_Exercise requirements_: Quote every line from the top of the listing down to and including the line that contains "const chart = echarts.init(document.getElementById('chart'));".

_Records shown_:
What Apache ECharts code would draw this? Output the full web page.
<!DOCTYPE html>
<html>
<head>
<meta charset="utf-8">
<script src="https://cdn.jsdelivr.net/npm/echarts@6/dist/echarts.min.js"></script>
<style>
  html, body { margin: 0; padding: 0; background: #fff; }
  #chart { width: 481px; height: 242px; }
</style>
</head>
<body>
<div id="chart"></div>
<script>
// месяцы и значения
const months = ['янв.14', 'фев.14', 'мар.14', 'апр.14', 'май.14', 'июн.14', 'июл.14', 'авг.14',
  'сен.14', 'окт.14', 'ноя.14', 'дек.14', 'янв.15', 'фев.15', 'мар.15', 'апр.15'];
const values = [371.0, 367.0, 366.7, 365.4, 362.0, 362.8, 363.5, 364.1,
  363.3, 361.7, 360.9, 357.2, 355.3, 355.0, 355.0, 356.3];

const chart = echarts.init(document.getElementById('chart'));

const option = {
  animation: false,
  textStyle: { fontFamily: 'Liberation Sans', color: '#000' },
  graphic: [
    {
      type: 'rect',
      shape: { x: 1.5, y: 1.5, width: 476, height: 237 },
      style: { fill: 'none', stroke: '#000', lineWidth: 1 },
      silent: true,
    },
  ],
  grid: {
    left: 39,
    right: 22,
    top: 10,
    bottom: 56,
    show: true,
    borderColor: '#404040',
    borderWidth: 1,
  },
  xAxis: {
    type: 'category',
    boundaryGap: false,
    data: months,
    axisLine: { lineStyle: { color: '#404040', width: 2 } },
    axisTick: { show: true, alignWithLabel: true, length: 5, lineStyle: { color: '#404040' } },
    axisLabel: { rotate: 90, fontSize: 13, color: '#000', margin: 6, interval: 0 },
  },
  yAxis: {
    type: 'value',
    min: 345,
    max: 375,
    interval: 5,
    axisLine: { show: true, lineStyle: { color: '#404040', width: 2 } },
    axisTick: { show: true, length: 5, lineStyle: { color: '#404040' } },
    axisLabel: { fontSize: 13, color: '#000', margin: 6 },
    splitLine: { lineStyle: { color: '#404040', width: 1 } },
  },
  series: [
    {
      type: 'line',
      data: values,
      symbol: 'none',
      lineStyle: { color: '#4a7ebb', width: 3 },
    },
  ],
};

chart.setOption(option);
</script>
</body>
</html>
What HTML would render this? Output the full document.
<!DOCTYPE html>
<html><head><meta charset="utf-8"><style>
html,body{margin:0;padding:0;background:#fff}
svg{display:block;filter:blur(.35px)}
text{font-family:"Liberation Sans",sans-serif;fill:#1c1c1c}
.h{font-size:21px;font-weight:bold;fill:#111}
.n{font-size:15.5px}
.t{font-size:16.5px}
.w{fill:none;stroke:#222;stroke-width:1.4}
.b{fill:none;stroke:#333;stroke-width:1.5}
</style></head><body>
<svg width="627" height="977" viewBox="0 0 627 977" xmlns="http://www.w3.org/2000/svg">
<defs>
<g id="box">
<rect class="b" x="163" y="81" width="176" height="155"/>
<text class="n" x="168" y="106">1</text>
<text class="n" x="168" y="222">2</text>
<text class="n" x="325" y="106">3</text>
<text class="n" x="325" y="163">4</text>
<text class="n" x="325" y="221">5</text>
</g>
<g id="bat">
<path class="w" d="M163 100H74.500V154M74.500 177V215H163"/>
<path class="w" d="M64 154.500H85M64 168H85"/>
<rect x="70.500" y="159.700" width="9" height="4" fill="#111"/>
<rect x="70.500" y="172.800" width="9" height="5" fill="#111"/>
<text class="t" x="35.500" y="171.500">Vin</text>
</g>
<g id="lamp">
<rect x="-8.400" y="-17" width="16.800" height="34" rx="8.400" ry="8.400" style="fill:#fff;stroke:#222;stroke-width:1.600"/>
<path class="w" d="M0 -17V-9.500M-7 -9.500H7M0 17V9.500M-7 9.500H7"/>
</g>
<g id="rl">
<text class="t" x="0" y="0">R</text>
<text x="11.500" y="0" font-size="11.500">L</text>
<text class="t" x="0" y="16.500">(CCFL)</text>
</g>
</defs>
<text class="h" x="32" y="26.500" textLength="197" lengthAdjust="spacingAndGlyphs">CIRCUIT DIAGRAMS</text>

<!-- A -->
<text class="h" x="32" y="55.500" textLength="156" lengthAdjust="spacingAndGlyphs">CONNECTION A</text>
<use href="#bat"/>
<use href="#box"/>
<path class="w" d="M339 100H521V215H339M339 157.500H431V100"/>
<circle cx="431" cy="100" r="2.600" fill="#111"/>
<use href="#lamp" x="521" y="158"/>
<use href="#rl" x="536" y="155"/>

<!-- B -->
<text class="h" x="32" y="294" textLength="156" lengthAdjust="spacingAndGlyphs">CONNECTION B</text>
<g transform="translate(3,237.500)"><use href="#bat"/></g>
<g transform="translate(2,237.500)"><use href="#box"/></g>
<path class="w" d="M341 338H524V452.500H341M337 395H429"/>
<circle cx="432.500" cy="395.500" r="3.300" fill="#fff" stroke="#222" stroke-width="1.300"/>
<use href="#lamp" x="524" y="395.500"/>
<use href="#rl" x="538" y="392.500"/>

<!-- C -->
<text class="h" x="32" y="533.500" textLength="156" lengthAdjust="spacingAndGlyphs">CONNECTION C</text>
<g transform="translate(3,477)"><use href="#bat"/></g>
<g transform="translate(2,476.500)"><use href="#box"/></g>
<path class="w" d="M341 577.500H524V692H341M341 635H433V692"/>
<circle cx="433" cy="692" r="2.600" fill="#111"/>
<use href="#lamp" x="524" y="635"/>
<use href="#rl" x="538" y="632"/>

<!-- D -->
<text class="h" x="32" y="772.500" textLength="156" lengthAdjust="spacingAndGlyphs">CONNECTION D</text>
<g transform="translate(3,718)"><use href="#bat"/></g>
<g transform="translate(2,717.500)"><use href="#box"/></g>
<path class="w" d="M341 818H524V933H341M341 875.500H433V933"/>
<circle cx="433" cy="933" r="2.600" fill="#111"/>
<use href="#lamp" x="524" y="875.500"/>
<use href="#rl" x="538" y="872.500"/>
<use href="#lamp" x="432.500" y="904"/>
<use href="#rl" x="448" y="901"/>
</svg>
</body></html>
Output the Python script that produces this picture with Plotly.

_Result_:
What Apache ECharts code would draw this? Output the full web page.
<!DOCTYPE html>
<html>
<head>
<meta charset="utf-8">
<script src="https://cdn.jsdelivr.net/npm/echarts@6/dist/echarts.min.js"></script>
<style>
  html, body { margin: 0; padding: 0; background: #fff; }
  #chart { width: 481px; height: 242px; }
</style>
</head>
<body>
<div id="chart"></div>
<script>
// месяцы и значения
const months = ['янв.14', 'фев.14', 'мар.14', 'апр.14', 'май.14', 'июн.14', 'июл.14', 'авг.14',
  'сен.14', 'окт.14', 'ноя.14', 'дек.14', 'янв.15', 'фев.15', 'мар.15', 'апр.15'];
const values = [371.0, 367.0, 366.7, 365.4, 362.0, 362.8, 363.5, 364.1,
  363.3, 361.7, 360.9, 357.2, 355.3, 355.0, 355.0, 356.3];

const chart = echarts.init(document.getElementById('chart'));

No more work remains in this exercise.